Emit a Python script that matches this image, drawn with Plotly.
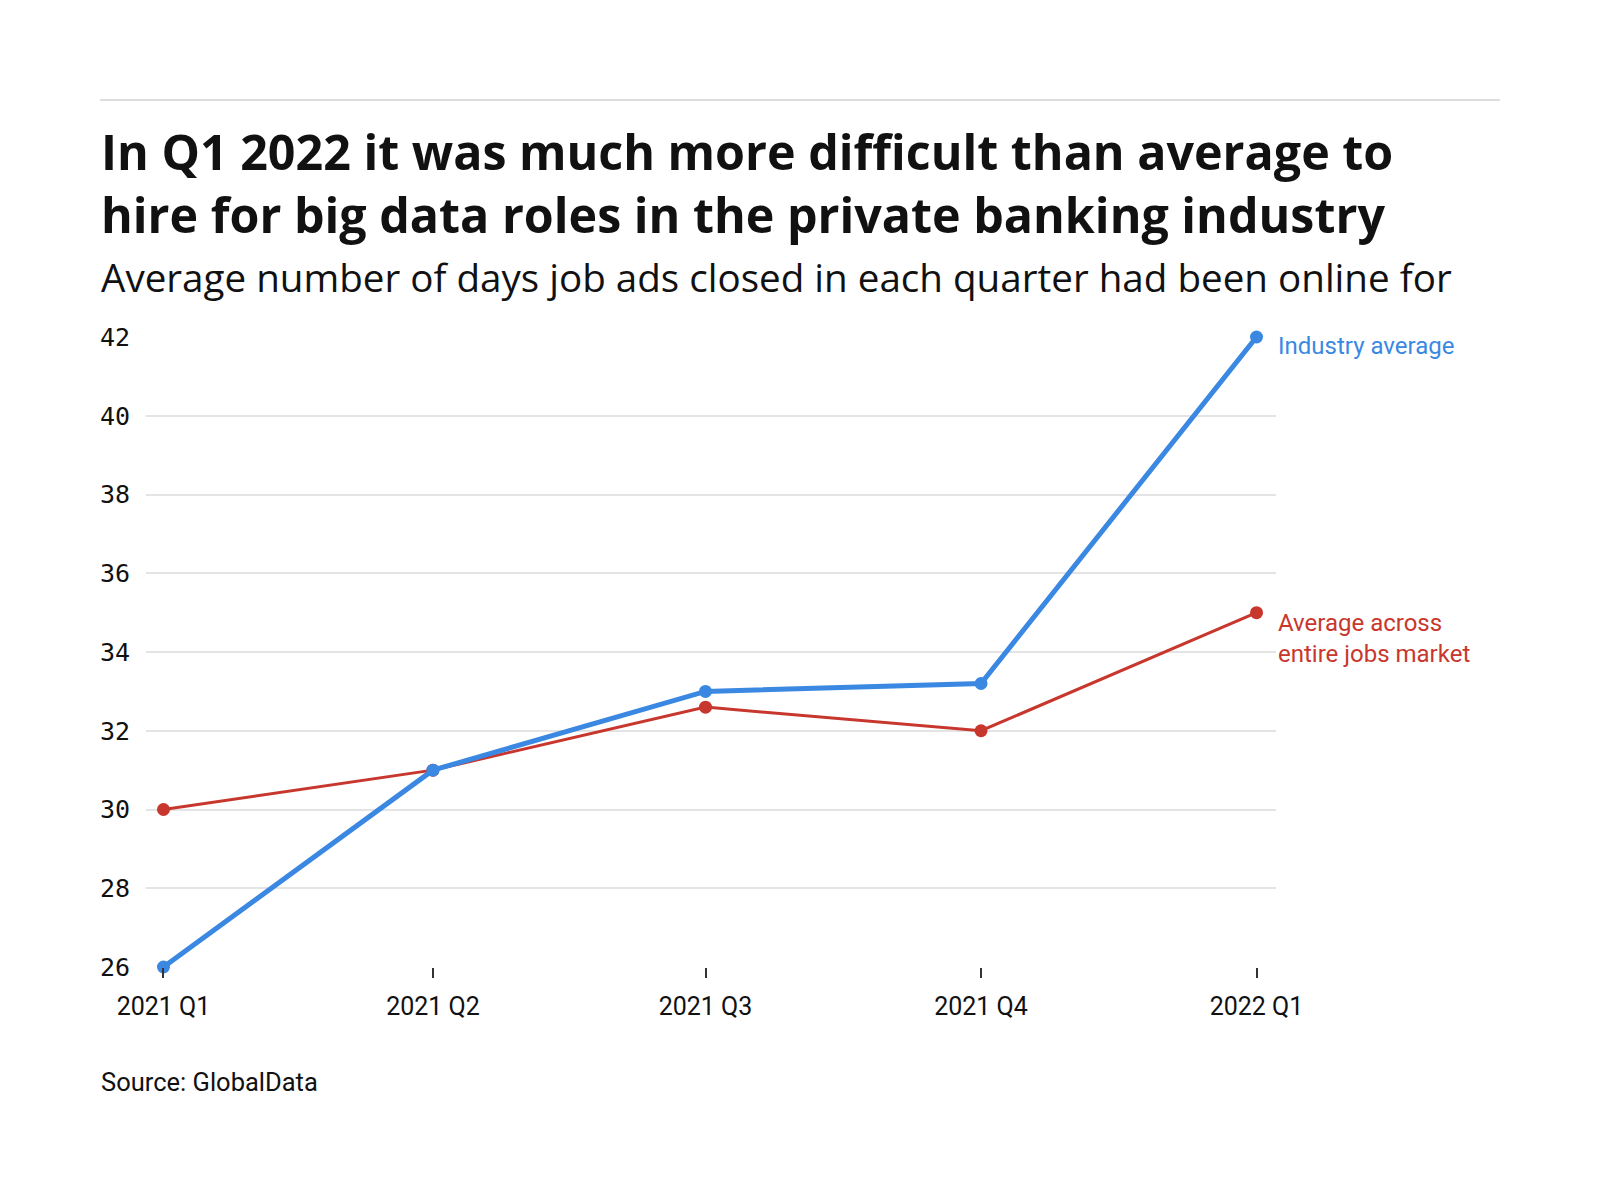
import plotly.graph_objects as go

quarters = ["2021-01-01", "2021-04-01", "2021-07-01", "2021-10-01", "2022-01-01"]
tick_labels = ["2021 Q1", "2021 Q2", "2021 Q3", "2021 Q4", "2022 Q1"]
industry = [26, 31, 33, 33.2, 42]
market = [30, 31, 32.6, 32, 35]
y_ticks = [26, 28, 30, 32, 34, 36, 38, 40, 42]

BLUE = "#3A88E2"
RED = "#C8372D"
INK = "#111111"

L, R, T, B = 138, 332, 329, 241
W, H = 1600, 1200
PW, PH = W - L - R, H - T - B


def px(x):
    return (x - L) / PW


def py(y):
    return (H - B - y) / PH


fig = go.Figure()
fig.add_trace(go.Scatter(x=quarters, y=market, mode="lines+markers",
                         line=dict(color=RED, width=3), marker=dict(size=13, color=RED),
                         cliponaxis=False, showlegend=False))
fig.add_trace(go.Scatter(x=quarters, y=industry, mode="lines+markers",
                         line=dict(color=BLUE, width=5), marker=dict(size=13, color=BLUE),
                         cliponaxis=False, showlegend=False))

fig.add_annotation(x=quarters[-1], y=industry[-1], text="Industry average",
                   xref="x", yref="y", xanchor="left", yanchor="middle", showarrow=False,
                   xshift=19, yshift=-9, font=dict(family="Roboto", size=24, color=BLUE), align="left")
fig.add_annotation(x=quarters[-1], y=market[-1], text="Average across<br>entire jobs market",
                   xref="x", yref="y", xanchor="left", yanchor="middle", showarrow=False,
                   xshift=19, yshift=-26, font=dict(family="Roboto", size=24, color=RED), align="left")

fig.add_annotation(text="In Q1 2022 it was much more difficult than average to<br>"
                        "hire for big data roles in the private banking industry",
                   xref="paper", yref="paper", x=px(91), y=py(240.5), xanchor="left", yanchor="bottom",
                   showarrow=False, align="left",
                   font=dict(family="Open Sans", size=48.4, weight=700, color=INK))
fig.add_annotation(text="Average number of days job ads closed in each quarter had been online for",
                   xref="paper", yref="paper", x=px(91), y=py(297), xanchor="left", yanchor="bottom",
                   showarrow=False, align="left", font=dict(family="Open Sans", size=38.6, color=INK))
fig.add_annotation(text="Source: GlobalData",
                   xref="paper", yref="paper", x=px(91), y=py(1074), xanchor="left", yanchor="middle",
                   showarrow=False, align="left", font=dict(family="Roboto", size=25.5, color=INK))

fig.update_layout(
    width=W, height=H,
    margin=dict(l=L, r=R, t=T, b=B),
    paper_bgcolor="white", plot_bgcolor="white",
    font=dict(family="Roboto", color=INK),
    shapes=[dict(type="line", xref="paper", yref="paper", x0=px(92), x1=px(1492),
                 y0=py(92), y1=py(92), line=dict(color="#dddddd", width=2))],
)

fig.update_xaxes(type="date", range=["2020-12-26 04:00", "2022-01-07 12:00"],
                 tickvals=quarters, ticktext=tick_labels,
                 showgrid=False, zeroline=False, showline=False,
                 ticks="outside", ticklen=10, tickwidth=2, tickcolor="#333333",
                 ticklabelstandoff=7,
                 tickfont=dict(family="Roboto", size=25, color=INK))
fig.update_yaxes(range=[26, 42], tickvals=y_ticks,
                 showgrid=True, gridcolor="#e4e4e4", gridwidth=2, zeroline=False, showline=False,
                 ticks="", ticklabelstandoff=15,
                 tickfont=dict(family="DejaVu Sans Mono", size=25, color=INK))

fig.write_html("out.html")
=-=-=-=-=
# Stated goal
Please take the lines from the beginning of the data above through the line holding "return (H - B - y) / PH" and transcribe them exactly, without any pictures.

# Output for this exercise
Emit a Python script that matches this image, drawn with Plotly.
import plotly.graph_objects as go

quarters = ["2021-01-01", "2021-04-01", "2021-07-01", "2021-10-01", "2022-01-01"]
tick_labels = ["2021 Q1", "2021 Q2", "2021 Q3", "2021 Q4", "2022 Q1"]
industry = [26, 31, 33, 33.2, 42]
market = [30, 31, 32.6, 32, 35]
y_ticks = [26, 28, 30, 32, 34, 36, 38, 40, 42]

BLUE = "#3A88E2"
RED = "#C8372D"
INK = "#111111"

L, R, T, B = 138, 332, 329, 241
W, H = 1600, 1200
PW, PH = W - L - R, H - T - B


def px(x):
    return (x - L) / PW


def py(y):
    return (H - B - y) / PH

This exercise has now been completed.